▸ Supplied material
▼▼▼

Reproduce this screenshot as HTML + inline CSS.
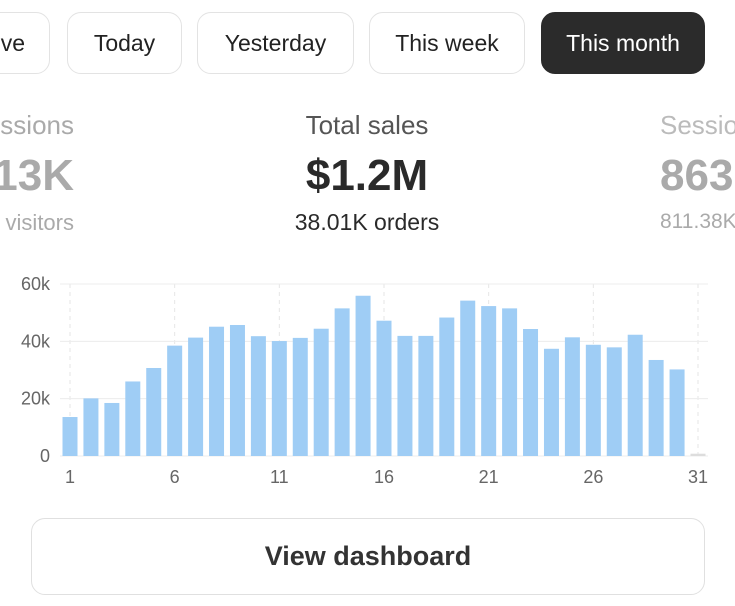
<!DOCTYPE html>
<html><head><meta charset="utf-8"><style>
body{margin:0;width:735px;height:606px;background:#fff;font-family:"Liberation Sans",sans-serif;overflow:hidden;position:relative}
#clip{position:absolute;left:0;top:0;width:735px;height:606px;overflow:hidden}
.btn{position:absolute;top:12px;height:62px;border:1.5px solid #e3e3e3;border-radius:14px;box-sizing:border-box;display:flex;align-items:center;justify-content:center;font-size:23px;color:#222}
.dark{background:#2b2b2b;color:#fff;border-color:#2b2b2b}
.t{position:absolute;white-space:nowrap;transform:translateX(-50%)}
.r{position:absolute;white-space:nowrap;right:661px;text-align:right}
.l{position:absolute;white-space:nowrap;left:660px}
</style></head><body>
<div id="clip">
<div class="btn" style="left:-60px;width:110px;justify-content:flex-end;padding-right:24px">ve</div>
<div class="btn" style="left:67px;width:115px">Today</div>
<div class="btn" style="left:197px;width:157px">Yesterday</div>
<div class="btn" style="left:369px;width:156px">This week</div>
<div class="btn dark" style="left:541px;width:164px">This month</div>

<div class="r" style="top:110px;font-size:26px;color:#aaa">Sessions</div>
<div class="r" style="top:151px;font-size:44px;font-weight:bold;color:#aaa">913K</div>
<div class="r" style="top:210px;font-size:22px;color:#aaa">visitors</div>

<div class="t" style="left:367px;top:110px;font-size:26px;color:#555">Total sales</div>
<div class="t" style="left:367px;top:151px;font-size:44px;font-weight:bold;color:#2a2a2a">$1.2M</div>
<div class="t" style="left:367px;top:209px;font-size:23px;color:#2a2a2a">38.01K orders</div>

<div class="l" style="top:110px;font-size:26px;color:#bbb">Sessions</div>
<div class="l" style="top:151px;font-size:44px;font-weight:bold;color:#aaa">863K</div>
<div class="l" style="top:210px;font-size:21px;color:#aaa">811.38K</div>

<svg id="chart" width="735" height="500" style="position:absolute;left:0;top:0"></svg>

<div style="position:absolute;left:31px;top:518px;width:674px;height:77px;border:1.5px solid #e0e0e0;border-radius:14px;box-sizing:border-box;display:flex;align-items:center;justify-content:center;font-size:27px;font-weight:bold;color:#333">View dashboard</div>
</div>
<script>
const days=[1,2,3,4,5,6,7,8,9,10,11,12,13,14,15,16,17,18,19,20,21,22,23,24,25,26,27,28,29,30,31];
const sales=[13.6,20.1,18.5,26,30.7,38.5,41.3,45.1,45.7,41.8,40.1,41.2,44.4,51.5,55.9,47.2,41.9,41.9,48.3,54.2,52.3,51.5,44.3,37.4,41.4,38.8,37.9,42.3,33.5,30.2,0.8];
const yTicks=[0,20,40,60];
const yTickLabels=["0","20k","40k","60k"];
const xTicks=[1,6,11,16,21,26,31];
const svg=document.getElementById('chart');const NS='http://www.w3.org/2000/svg';
const y0=456,yTop=284,x1=70,x31=698;
const ys=v=>y0-(v/60)*(y0-yTop);
const xs=d=>x1+(d-1)*(x31-x1)/30;
function mk(t,a){const e=document.createElementNS(NS,t);for(const k in a)e.setAttribute(k,a[k]);svg.appendChild(e);return e;}
xTicks.forEach(d=>{const l=mk('line',{x1:xs(d),x2:xs(d),y1:yTop,y2:y0,stroke:'#e6e6e6','stroke-dasharray':'4,4'});


const t=mk('text',{x:xs(d),y:483,'text-anchor':'middle','font-size':18,fill:'#666','font-family':'Liberation Sans'});t.textContent=d;

});
yTicks.forEach((v,i)=>{const l=mk('line',{x1:60,x2:708,y1:ys(v),y2:ys(v),stroke:'#ececec'});


const t=mk('text',{x:50,y:ys(v)+6,'text-anchor':'end','font-size':18,fill:'#666','font-family':'Liberation Sans'});t.textContent=yTickLabels[i];

});
days.forEach((d,i)=>{const v=sales[i];const r=mk('rect',{x:xs(d)-7.5,y:ys(v),width:15,height:y0-ys(v),fill:i===30?'#dddddd':'#9fcdf5'});

});
</script>
</body></html>
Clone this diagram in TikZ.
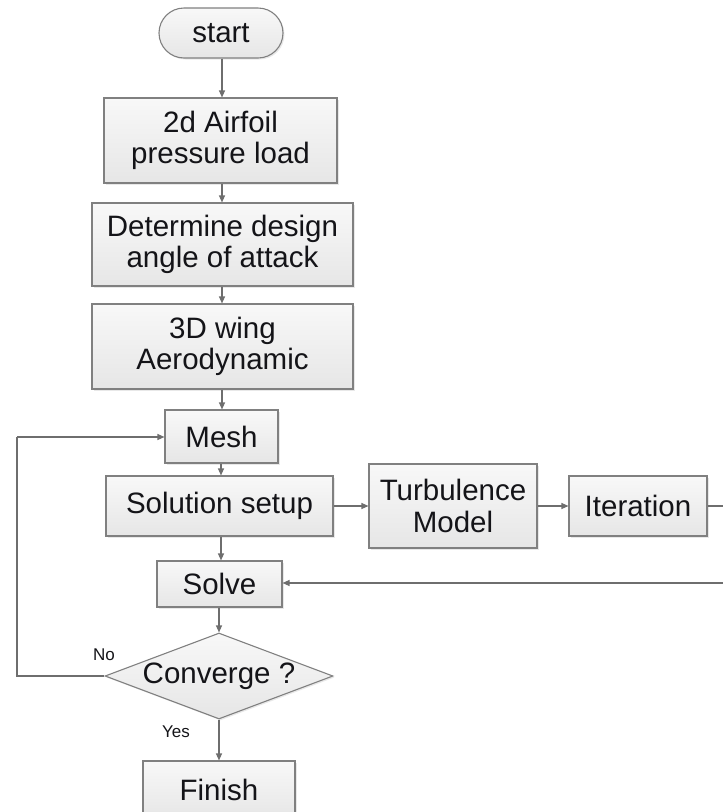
\documentclass[tikz,border=0pt]{standalone}
\usepackage{fontspec}
\setmainfont{Liberation Sans}
\usetikzlibrary{shapes.geometric,arrows.meta,shadows}
\definecolor{edgegray}{HTML}{808080}
\definecolor{linegray}{HTML}{6E6E6E}
\definecolor{filltop}{HTML}{F8F8F8}
\definecolor{fillbot}{HTML}{E6E6E6}
\definecolor{txt}{HTML}{141418}
\begin{document}
\begin{tikzpicture}[x=1pt,y=-1pt,
  flowbox/.style={draw=edgegray, line width=1.1pt, top color=filltop, bottom color=fillbot,
    inner sep=0pt, align=center, text=txt, font=\fontsize{29.5}{31.5}\selectfont,
    drop shadow={shadow xshift=1.5pt, shadow yshift=-1.5pt, opacity=0.18}},
  terminal/.style={flowbox, rounded corners=25pt},
  decision/.style={flowbox, diamond, aspect=2.65},
  conn/.style={draw=linegray, line width=1.2pt},
  arr/.style={conn, -{Triangle[length=7pt,width=6pt]}},
  lab/.style={text=txt, font=\fontsize{17}{19}\selectfont}
]
\useasboundingbox (0,0) rectangle (723,812);
\clip (0,0) rectangle (723,812);

\node[terminal, minimum width=124pt, minimum height=50pt] (start) at (221,33) {start};
\node[flowbox, minimum width=233pt, minimum height=85pt] (airfoil) at (220.5,140.5) {2d Airfoil\\pressure load};
\node[flowbox, minimum width=261pt, minimum height=83pt] (angle) at (222.5,244.5) {Determine design\\angle of attack};
\node[flowbox, minimum width=261pt, minimum height=85pt] (wing) at (222.5,346.5) {3D wing\\Aerodynamic};
\node[flowbox, minimum width=113pt, minimum height=53pt] (mesh) at (221.5,436.5) {Mesh};
\node[flowbox, minimum width=227pt, minimum height=60pt] (setup) at (219.5,506) {Solution setup};
\node[flowbox, minimum width=168pt, minimum height=84pt] (turb) at (453,506) {Turbulence\\Model};
\node[flowbox, minimum width=138pt, minimum height=60pt] (iter) at (638,506) {Iteration};
\node[flowbox, minimum width=125pt, minimum height=46pt] (solve) at (219.5,584) {Solve};
\node[decision, minimum width=228pt, minimum height=86pt] (conv) at (219,676) {Converge ?};
\node[flowbox, minimum width=152pt, minimum height=58pt] (finish) at (219,790) {Finish};

\coordinate (rtop) at (730,506);
\coordinate (rbot) at (730,583);
\coordinate (lbot) at (17,676);
\coordinate (ltop) at (17,437);

\draw[arr] (start.south -| 222,0) -- (airfoil.north -| 222,0);
\draw[arr] (airfoil.south -| 222,0) -- (angle.north -| 222,0);
\draw[arr] (angle.south -| 222,0) -- (wing.north -| 222,0);
\draw[arr] (wing.south -| 222,0) -- (mesh.north -| 222,0);
\draw[arr] (mesh.south -| 221,0) -- (setup.north -| 221,0);
\draw[arr] (setup.east) -- (turb.west);
\draw[arr] (turb.east) -- (iter.west);
\draw[conn] (iter.east) -- (rtop) -- (rbot);
\draw[arr] (rbot) -- (solve.east |- rbot);
\draw[arr] (setup.south -| 221,0) -- (solve.north -| 221,0);
\draw[arr] (solve.south -| 219,0) -- (conv.north);
\draw[conn] (conv.west) -- (lbot) -- (ltop);
\draw[arr] (ltop) -- (mesh.west |- ltop);
\draw[arr] (conv.south) -- (finish.north);

\node[lab] (no) at (104,655) {No};
\node[lab] (yes) at (176,732) {Yes};
\end{tikzpicture}
\end{document}
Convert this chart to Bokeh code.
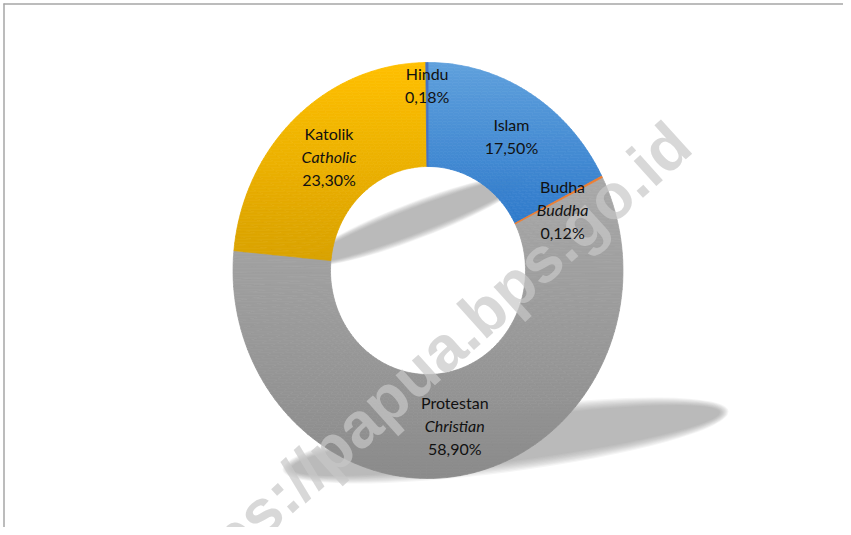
import numpy as np
from bokeh.plotting import figure
from bokeh.models import Range1d, ColumnDataSource
from bokeh.core.properties import value
from bokeh.embed import file_html
from bokeh.resources import INLINE

# ---------------- data ----------------
categories = ["Islam", "Budha", "Protestan", "Katolik", "Hindu"]
english = ["", "Buddha", "Christian", "Catholic", ""]
shares = [17.50, 0.12, 58.90, 23.30, 0.18]
pct_labels = ["17,50%", "0,12%", "58,90%", "23,30%", "0,18%"]

# ---------------- style ----------------
top_colors = ["#5fa0dc", "#ed7d31", "#a9a9a9", "#ffc000", "#4472c4"]
bot_colors = ["#2f7acb", "#ed7d31", "#8b8b8b", "#d9a200", "#4472c4"]
label_offsets = [(7, 1), (4, -9), (0, -2), (0, -1), (0, 30)]  # (dx, dy) px, y up

FW, FH = 843, 527
PAGE_H = 535
CX, CY = 427.5, PAGE_H - 270      # donut centre (page px, y up)
RX, RY = 195.0, 208.0             # outer radii
HOLE = 0.5

p = figure(width=FW, height=FH, output_backend="svg", toolbar_location=None,
           x_range=Range1d(0, FW), y_range=Range1d(PAGE_H - FH, PAGE_H),
           x_axis_location=None, y_axis_location=None, min_border=0,
           background_fill_color="white", border_fill_color="white")
p.grid.visible = False
p.outline_line_color = None


def hexrgb(h):
    h = h.lstrip("#")
    return np.array([int(h[i:i + 2], 16) for i in (0, 2, 4)], dtype=float)


def mix(c1, c2, t):
    c = hexrgb(c1) * (1 - t) + hexrgb(c2) * t
    return "#%02x%02x%02x" % tuple(int(round(v)) for v in c)


# ---------------- shadow (soft, layered) ----------------
def soft_ellipse(x, y, w, h, ang, layers=9, alpha=0.08, color="#7a7a7a"):
    for i in range(layers):
        s = 1.22 - 0.05 * i
        p.ellipse(x=[x], y=[y], width=[w * (0.9 + 0.1 * s)], height=[h * s],
                  angle=np.deg2rad(ang), fill_color=color, fill_alpha=alpha,
                  line_color=None)

soft_ellipse(415, PAGE_H - 220, 230, 30, 21)
soft_ellipse(505, PAGE_H - 440, 440, 52, 7.5)

# ---------------- donut slices (vertical gradient) ----------------
def clip_half(pts, keep, yc):
    out = []
    for i in range(len(pts)):
        cur, prev = pts[i], pts[i - 1]
        ci, pi_ = keep(cur), keep(prev)
        if ci:
            if not pi_:
                out.append(_ix(prev, cur, yc))
            out.append(cur)
        elif pi_:
            out.append(_ix(prev, cur, yc))
    return out


def _ix(a, b, yc):
    t = (yc - a[1]) / (b[1] - a[1])
    return (a[0] + t * (b[0] - a[0]), yc)


def pt(f, r):
    th = np.pi / 2 - 2 * np.pi * f
    return (CX + r * RX * np.cos(th), CY + r * RY * np.sin(th))


total = float(sum(shares))
cum = np.concatenate([[0], np.cumsum(shares)]) / total

sx, sy, sc = [], [], []
thin_x, thin_y, thin_c = [], [], []
STEP = 3.0
for k in range(len(categories)):
    f0, f1 = cum[k], cum[k + 1]
    if shares[k] < 1:
        t = np.linspace(f0, f1, 4)
        o = [pt(f, 1.0) for f in t]
        i_ = [pt(f, HOLE) for f in t[::-1]]
        thin_x.append([q[0] for q in o + i_]); thin_y.append([q[1] for q in o + i_])
        thin_c.append(top_colors[k])
        continue
    # slice vertical extent (for gradient)
    ff = np.linspace(f0, f1, 400)
    ys_all = np.concatenate([[pt(f, 1.0)[1] for f in ff], [pt(f, HOLE)[1] for f in ff]])
    ymin, ymax = ys_all.min(), ys_all.max()
    nq = max(2, int(np.ceil((f1 - f0) * 360 / 2.0)))
    fs = np.linspace(f0, f1, nq + 1)
    for a, b in zip(fs[:-1], fs[1:]):
        quad = [pt(a, 1.0), pt(b, 1.0), pt(b, HOLE), pt(a, HOLE)]
        qy = [q[1] for q in quad]
        lo = np.floor((min(qy) - ymin) / STEP) * STEP + ymin
        y0 = lo
        while y0 < max(qy):
            y1 = y0 + STEP
            q = clip_half(quad, lambda P: P[1] >= y0, y0)
            if q:
                q = clip_half(q, lambda P: P[1] <= y1, y1)
            if len(q) >= 3:
                tt = (ymax - 0.5 * (y0 + y1)) / (ymax - ymin)
                tt = min(1, max(0, tt))
                sx.append([P[0] for P in q]); sy.append([P[1] for P in q])
                sc.append(mix(top_colors[k], bot_colors[k], tt))
            y0 = y1

p.patches(xs="xs", ys="ys", fill_color="c", line_color="c", line_width=0.7,
          source=ColumnDataSource(dict(xs=sx, ys=sy, c=sc)))
p.patches(xs="xs", ys="ys", fill_color="c", line_color="c", line_width=0.8,
          source=ColumnDataSource(dict(xs=thin_x, ys=thin_y, c=thin_c)))

# ---------------- watermark ----------------
p.text(x=[680], y=[PAGE_H - 134], text=["https://papua.bps.go.id"],
       angle=np.deg2rad(42), text_align="right", text_baseline="middle",
       text_font=value("Liberation Sans"), text_font_style="bold",
       text_font_size="64px", text_color="#c8c8c8", text_alpha=0.7)

# ---------------- labels ----------------
LS = 23
nx, ny, nt = [], [], []
ix, iy, it = [], [], []
for k in range(len(categories)):
    fm = 0.5 * (cum[k] + cum[k + 1])
    ax, ay = pt(fm, 0.5 * (1 + HOLE))
    ax += label_offsets[k][0]
    ay += label_offsets[k][1]
    lines = [(categories[k], False)]
    if english[k]:
        lines.append((english[k], True))
    lines.append((pct_labels[k], False))
    n = len(lines)
    for j, (txt, ital) in enumerate(lines):
        yy = ay + (n - 1) / 2 * LS - j * LS
        if ital:
            ix.append(ax); iy.append(yy); it.append(txt)
        else:
            nx.append(ax); ny.append(yy); nt.append(txt)

p.text(x=nx, y=ny, text=nt, text_align="center", text_baseline="middle",
       text_font=value("Lato"), text_font_size="16px", text_color="#111111")
p.text(x=ix, y=iy, text=it, text_align="center", text_baseline="middle",
       text_font=value("Lato"), text_font_style="italic", text_font_size="16px",
       text_color="#111111")

# ---------------- frame lines ----------------
p.segment(x0=[3, 3.5], y0=[PAGE_H - 3.5, PAGE_H - 3], x1=[FW, 3.5],
          y1=[PAGE_H - 3.5, PAGE_H - FH], line_color="#a6a6a6", line_width=1.5)

open("out.html", "w").write(file_html(p, INLINE))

▲▲▲

▸ Exercise instructions
Pictures excluded, retype exactly the lines running from the one with "Clone this diagram in TikZ." through the one with "(ltop) at (17,437);". Include both end lines and nothing more.

▸ Answer for the task
Clone this diagram in TikZ.
\documentclass[tikz,border=0pt]{standalone}
\usepackage{fontspec}
\setmainfont{Liberation Sans}
\usetikzlibrary{shapes.geometric,arrows.meta,shadows}
\definecolor{edgegray}{HTML}{808080}
\definecolor{linegray}{HTML}{6E6E6E}
\definecolor{filltop}{HTML}{F8F8F8}
\definecolor{fillbot}{HTML}{E6E6E6}
\definecolor{txt}{HTML}{141418}
\begin{document}
\begin{tikzpicture}[x=1pt,y=-1pt,
  flowbox/.style={draw=edgegray, line width=1.1pt, top color=filltop, bottom color=fillbot,
    inner sep=0pt, align=center, text=txt, font=\fontsize{29.5}{31.5}\selectfont,
    drop shadow={shadow xshift=1.5pt, shadow yshift=-1.5pt, opacity=0.18}},
  terminal/.style={flowbox, rounded corners=25pt},
  decision/.style={flowbox, diamond, aspect=2.65},
  conn/.style={draw=linegray, line width=1.2pt},
  arr/.style={conn, -{Triangle[length=7pt,width=6pt]}},
  lab/.style={text=txt, font=\fontsize{17}{19}\selectfont}
]
\useasboundingbox (0,0) rectangle (723,812);
\clip (0,0) rectangle (723,812);

\node[terminal, minimum width=124pt, minimum height=50pt] (start) at (221,33) {start};
\node[flowbox, minimum width=233pt, minimum height=85pt] (airfoil) at (220.5,140.5) {2d Airfoil\\pressure load};
\node[flowbox, minimum width=261pt, minimum height=83pt] (angle) at (222.5,244.5) {Determine design\\angle of attack};
\node[flowbox, minimum width=261pt, minimum height=85pt] (wing) at (222.5,346.5) {3D wing\\Aerodynamic};
\node[flowbox, minimum width=113pt, minimum height=53pt] (mesh) at (221.5,436.5) {Mesh};
\node[flowbox, minimum width=227pt, minimum height=60pt] (setup) at (219.5,506) {Solution setup};
\node[flowbox, minimum width=168pt, minimum height=84pt] (turb) at (453,506) {Turbulence\\Model};
\node[flowbox, minimum width=138pt, minimum height=60pt] (iter) at (638,506) {Iteration};
\node[flowbox, minimum width=125pt, minimum height=46pt] (solve) at (219.5,584) {Solve};
\node[decision, minimum width=228pt, minimum height=86pt] (conv) at (219,676) {Converge ?};
\node[flowbox, minimum width=152pt, minimum height=58pt] (finish) at (219,790) {Finish};

\coordinate (rtop) at (730,506);
\coordinate (rbot) at (730,583);
\coordinate (lbot) at (17,676);
\coordinate (ltop) at (17,437);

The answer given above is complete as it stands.